• **GIVEN INSTRUCTION**:
Take the lines of the data below from the very first through the line containing "(0,0) rectangle (1252,892);" and output them exactly, pictures excluded.
=== SUPPLIED DATA ===
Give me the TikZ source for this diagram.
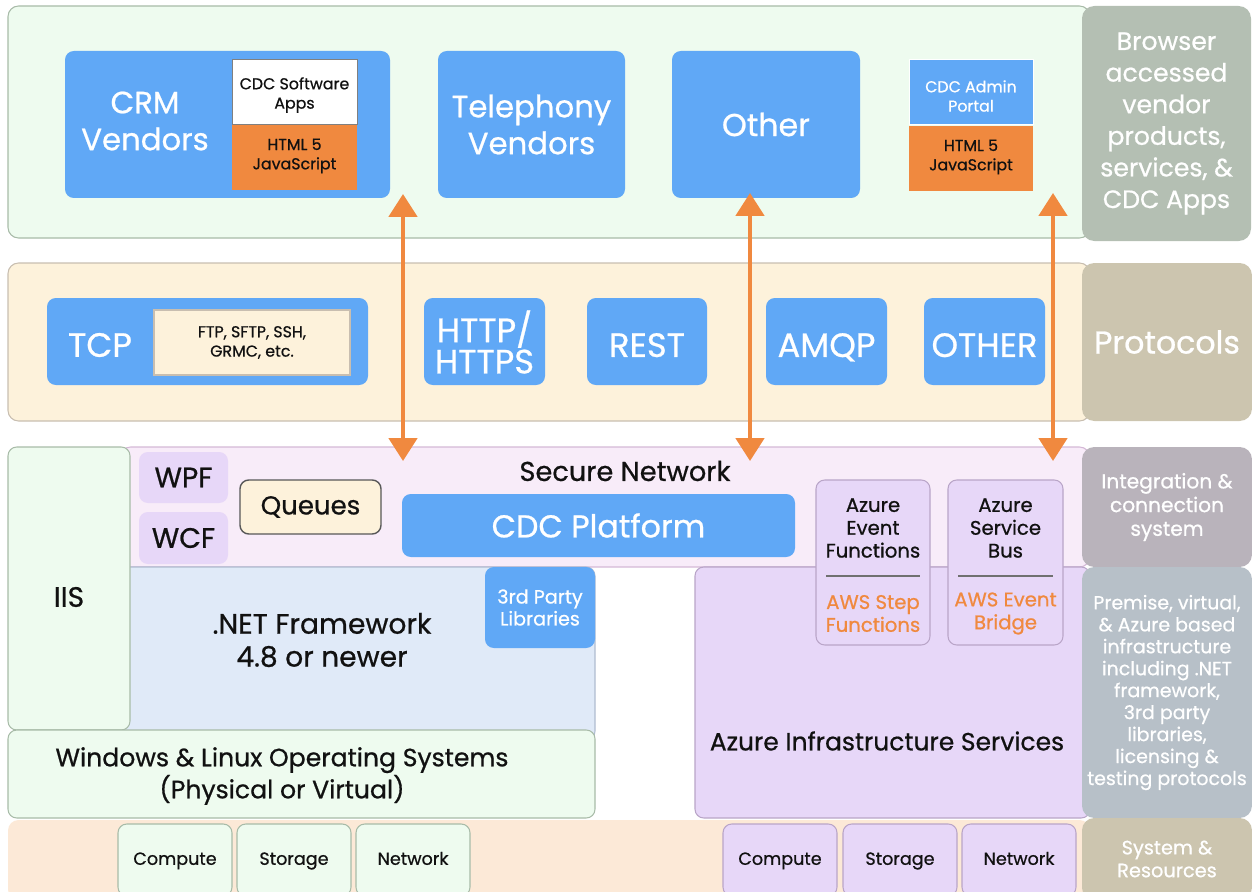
\documentclass[tikz,border=0pt]{standalone}
\usepackage{fontspec}
\setmainfont{Poppins}
\newfontfamily\pmed{Poppins}[FakeBold=0.7]
\usetikzlibrary{arrows.meta}

\definecolor{txt}{HTML}{111111}
\definecolor{cdcblue}{HTML}{60A8F6}
\definecolor{cdcorange}{HTML}{F0893F}
\definecolor{bandgreen}{HTML}{EEFBEF}
\definecolor{linegreen}{HTML}{A8BBA8}
\definecolor{bandcream}{HTML}{FDF2DB}
\definecolor{linecream}{HTML}{C8BEB0}
\definecolor{bandpink}{HTML}{F8ECF9}
\definecolor{linepink}{HTML}{D4B8D6}
\definecolor{lav}{HTML}{E7D7F8}
\definecolor{linelav}{HTML}{B9A5C8}
\definecolor{netblue}{HTML}{E0EAF8}
\definecolor{linenet}{HTML}{B0BCD0}
\definecolor{bandpeach}{HTML}{FCE9D7}
\definecolor{sidebrowser}{HTML}{B4BFB3}
\definecolor{sideproto}{HTML}{CCC5AF}
\definecolor{sideint}{HTML}{B9B3BB}
\definecolor{sideprem}{HTML}{B7C0C8}

\newcommand\fbig{\pmed\fontsize{17.5}{21}\selectfont}
\newcommand\fproto{\pmed\fontsize{19.2}{17.8}\selectfont}
\newcommand\fmid{\pmed\fontsize{15}{17}\selectfont}
\newcommand\fsmall{\pmed\fontsize{10}{13}\selectfont}
\newcommand\fevent{\pmed\fontsize{11.2}{13}\selectfont}
\newcommand\ftiny{\pmed\fontsize{9}{11}\selectfont}

\begin{document}
\begin{tikzpicture}[x=0.02cm,y=-0.02cm,
  sz/.style 2 args={minimum width=#1*0.02cm,minimum height=#2*0.02cm},
  box/.style={rounded corners=5pt,inner sep=0pt,outer sep=0pt,align=center,text=txt},
  band/.style={box,rounded corners=6pt,line width=0.6pt},
  bluebox/.style={box,fill=cdcblue,text=white,font=\fbig},
  protobox/.style={bluebox,font=\fproto},
  oneline/.style={text height=21.6pt,text depth=4pt},
  orangebox/.style={box,rounded corners=0pt,fill=cdcorange,font=\ftiny},
  sidelabel/.style={box,rounded corners=7pt,text=white},
  lavbox/.style={box,fill=lav,draw=linelav,line width=0.6pt},
  greenbox/.style={box,fill=bandgreen,draw=linegreen,line width=0.6pt},
  resbox/.style={font=\fsmall,text height=7.5pt,text depth=2pt},
  label/.style={inner sep=0pt,align=center,text=txt},
  link/.style={draw=cdcorange,line width=2.3pt,
    {Triangle[width=16pt,length=13pt]}-{Triangle[width=16pt,length=13pt]}}]

  \clip (0,0) rectangle (1252,892);

  % browser layer
  \node[band,sz={1082}{232},fill=bandgreen,draw=linegreen] (top) at (549,122) {};
  \node[sidelabel,sz={169}{235},fill=sidebrowser,font=\pmed\fontsize{14.3}{18}\selectfont] (browser) at (1166.5,123.5)
    {Browser\\accessed\\vendor\\products,\\services, \&\\CDC Apps};
  \node[bluebox,sz={325}{147}] (crm) at (227.5,124.5) {};
  \node[label,text=white,font=\fbig] (crmtxt) at (145,121) {CRM\\Vendors};
  \node[box,rounded corners=0pt,sz={125}{65},fill=white,draw=gray] (apps) at (294.5,91.5) {};
  \node[label,font=\ftiny] (appstxt) at (294.5,95) {CDC Software\\Apps};
  \node[orangebox,sz={125}{65}] (html1) at (294.5,157.5) {};
  \node[label,font=\ftiny] (html1txt) at (294.5,156) {HTML 5\\JavaScript};
  \node[bluebox,sz={187}{147}] (tel) at (531.5,124.5) {Telephony\\Vendors};
  \node[bluebox,font=\pmed\fontsize{18}{21}\selectfont,sz={188}{147}] (oth) at (766,124.5) {Other};
  \node[box,rounded corners=0pt,sz={124}{65},fill=cdcblue,draw=white] (admin) at (971,91.5) {};
  \node[label,text=white,font=\ftiny] (admintxt) at (971,96) {CDC Admin\\Portal};
  \node[orangebox,sz={124}{65}] (html2) at (971,158.5) {};
  \node[label,font=\ftiny] (html2txt) at (971,157) {HTML 5\\JavaScript};

  % protocols
  \node[band,sz={1082}{158},fill=bandcream,draw=linecream] (proto) at (549,342) {};
  \node[sidelabel,sz={170}{158},fill=sideproto,font=\pmed\fontsize{18}{21}\selectfont] (protolbl) at (1167,342) {Protocols};
  \node[protobox,sz={321}{87}] (tcp) at (207.5,341.5) {};
  \node[label,text=white,font=\fproto] (tcptxt) at (100,345) {TCP};
  \node[box,rounded corners=0pt,sz={196}{65},fill=bandcream,draw=linecream,line width=1pt,font=\ftiny] (ftp) at (252,342.5) {FTP, SFTP, SSH,\\GRMC, etc.};
  \node[protobox,sz={121}{87}] (http) at (484.5,341.5) {};
  \node[label,text=white,font=\fproto] (httptxt) at (484.5,342) {HTTP/\\HTTPS};
  \node[protobox,oneline,sz={120}{87}] (rest) at (647,341.5) {REST};
  \node[protobox,oneline,sz={121}{87}] (amqp) at (826.5,341.5) {AMQP};
  \node[protobox,oneline,sz={121}{87}] (other) at (984.5,341.5) {OTHER};

  % integration
  \node[band,sz={970}{120},fill=bandpink,draw=linepink] (secure) at (605,507) {};
  \node[sidelabel,sz={170}{120},fill=sideint,font=\pmed\fontsize{11.5}{13.5}\selectfont] (intlbl) at (1167,507) {Integration \&\\connection\\system};
  \node[lavbox,sz={395}{251}] (azure) at (892.5,692.5) {};
  \node[label,font=\pmed\fontsize{14.2}{17}\selectfont] (azuretxt) at (887,741) {Azure Infrastructure Services};
  \node[box,sz={475}{173},fill=netblue,draw=linenet,line width=0.6pt] (net) at (357.5,653.5) {};
  \node[label,font=\pmed\fontsize{16}{18.7}\selectfont] (nettxt) at (322,640) {.NET Framework\\4.8 or newer};
  \node[bluebox,sz={110}{81},font=\pmed\fontsize{10.9}{12.5}\selectfont] (libs) at (540,607.5) {3rd Party\\Libraries};
  \node[greenbox,sz={122}{283}] (iis) at (69,588.5) {};
  \node[label,font=\pmed\fontsize{16}{18}\selectfont] (iistxt) at (69,597) {IIS};
  \node[box,sz={89}{51},fill=lav,font=\pmed\fontsize{16}{18}\selectfont] (wpf) at (183.5,477.5) {WPF};
  \node[box,sz={89}{52},fill=lav,font=\pmed\fontsize{16}{18}\selectfont] (wcf) at (183.5,538) {WCF};
  \node[box,sz={141}{54},fill=bandcream,draw=txt!70,line width=0.8pt,font=\pmed\fontsize{14.8}{17}\selectfont] (queues) at (310.5,507) {Queues};
  \node[label,font=\pmed\fontsize{15.5}{18}\selectfont] (securetxt) at (625,471) {Secure Network};
  \node[bluebox,sz={393}{63},font=\pmed\fontsize{18}{21}\selectfont] (platform) at (598.5,525.5) {CDC Platform};
  \node[lavbox,sz={114}{165}] (events) at (873,562.5) {};
  \node[lavbox,sz={115}{165}] (bus) at (1005.5,562.5) {};
  \node[label,font=\fevent] (eventstxt) at (873,528) {Azure\\Event\\Functions};
  \node[label,font=\fevent,text=cdcorange] (steptxt) at (873,613.5) {AWS Step\\Functions};
  \node[label,font=\fevent] (bustxt) at (1005.5,528) {Azure\\Service\\Bus};
  \node[label,font=\fevent,text=cdcorange] (bridgetxt) at (1005.5,613.5) {AWS Event\\Bridge};
  \draw[line width=1pt,txt!60] (826,576) -- (920,576);
  \draw[line width=1pt,txt!60] (958,576) -- (1053,576);
  \node[sidelabel,sz={170}{251},fill=sideprem,font=\pmed\fontsize{10.8}{12.5}\selectfont] (premlbl) at (1167,692.5)
    {Premise, virtual,\\\& Azure based\\infrastructure\\including .NET\\framework,\\3rd party\\libraries,\\licensing \&\\testing protocols};
  \node[greenbox,sz={587}{88}] (os) at (301.5,774) {};
  \node[label,font=\pmed\fontsize{14.3}{17}\selectfont] (ostxt) at (282,776) {Windows \& Linux Operating Systems\\(Physical or Virtual)};

  % system and resources
  \node[band,sz={1082}{80},fill=bandpeach] (sys) at (549,860) {};
  \node[sidelabel,sz={170}{82},fill=sideproto,font=\pmed\fontsize{11}{13}\selectfont] (syslbl) at (1167,859) {System \&\\Resources};
  \node[greenbox,resbox,sz={114}{72}] (comp1) at (175,860) {Compute};
  \node[greenbox,resbox,sz={114}{72}] (stor1) at (294,860) {Storage};
  \node[greenbox,resbox,sz={114}{72}] (netw1) at (413,860) {Network};
  \node[lavbox,resbox,sz={114}{72}] (comp2) at (780,860) {Compute};
  \node[lavbox,resbox,sz={114}{72}] (stor2) at (900,860) {Storage};
  \node[lavbox,resbox,sz={114}{72}] (netw2) at (1019,860) {Network};

  % links
  \coordinate (l1a) at (403,194);
  \coordinate (l1b) at (403,461);
  \coordinate (l2a) at (750,193);
  \coordinate (l2b) at (750,461);
  \coordinate (l3a) at (1053,193);
  \coordinate (l3b) at (1053,461);
  \draw[link] (l1a) -- (l1b);
  \draw[link] (l2a) -- (l2b);
  \draw[link] (l3a) -- (l3b);
\end{tikzpicture}
\end{document}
===
• **CORRECT ANSWER**:
Give me the TikZ source for this diagram.
\documentclass[tikz,border=0pt]{standalone}
\usepackage{fontspec}
\setmainfont{Poppins}
\newfontfamily\pmed{Poppins}[FakeBold=0.7]
\usetikzlibrary{arrows.meta}

\definecolor{txt}{HTML}{111111}
\definecolor{cdcblue}{HTML}{60A8F6}
\definecolor{cdcorange}{HTML}{F0893F}
\definecolor{bandgreen}{HTML}{EEFBEF}
\definecolor{linegreen}{HTML}{A8BBA8}
\definecolor{bandcream}{HTML}{FDF2DB}
\definecolor{linecream}{HTML}{C8BEB0}
\definecolor{bandpink}{HTML}{F8ECF9}
\definecolor{linepink}{HTML}{D4B8D6}
\definecolor{lav}{HTML}{E7D7F8}
\definecolor{linelav}{HTML}{B9A5C8}
\definecolor{netblue}{HTML}{E0EAF8}
\definecolor{linenet}{HTML}{B0BCD0}
\definecolor{bandpeach}{HTML}{FCE9D7}
\definecolor{sidebrowser}{HTML}{B4BFB3}
\definecolor{sideproto}{HTML}{CCC5AF}
\definecolor{sideint}{HTML}{B9B3BB}
\definecolor{sideprem}{HTML}{B7C0C8}

\newcommand\fbig{\pmed\fontsize{17.5}{21}\selectfont}
\newcommand\fproto{\pmed\fontsize{19.2}{17.8}\selectfont}
\newcommand\fmid{\pmed\fontsize{15}{17}\selectfont}
\newcommand\fsmall{\pmed\fontsize{10}{13}\selectfont}
\newcommand\fevent{\pmed\fontsize{11.2}{13}\selectfont}
\newcommand\ftiny{\pmed\fontsize{9}{11}\selectfont}

\begin{document}
\begin{tikzpicture}[x=0.02cm,y=-0.02cm,
  sz/.style 2 args={minimum width=#1*0.02cm,minimum height=#2*0.02cm},
  box/.style={rounded corners=5pt,inner sep=0pt,outer sep=0pt,align=center,text=txt},
  band/.style={box,rounded corners=6pt,line width=0.6pt},
  bluebox/.style={box,fill=cdcblue,text=white,font=\fbig},
  protobox/.style={bluebox,font=\fproto},
  oneline/.style={text height=21.6pt,text depth=4pt},
  orangebox/.style={box,rounded corners=0pt,fill=cdcorange,font=\ftiny},
  sidelabel/.style={box,rounded corners=7pt,text=white},
  lavbox/.style={box,fill=lav,draw=linelav,line width=0.6pt},
  greenbox/.style={box,fill=bandgreen,draw=linegreen,line width=0.6pt},
  resbox/.style={font=\fsmall,text height=7.5pt,text depth=2pt},
  label/.style={inner sep=0pt,align=center,text=txt},
  link/.style={draw=cdcorange,line width=2.3pt,
    {Triangle[width=16pt,length=13pt]}-{Triangle[width=16pt,length=13pt]}}]

  \clip (0,0) rectangle (1252,892);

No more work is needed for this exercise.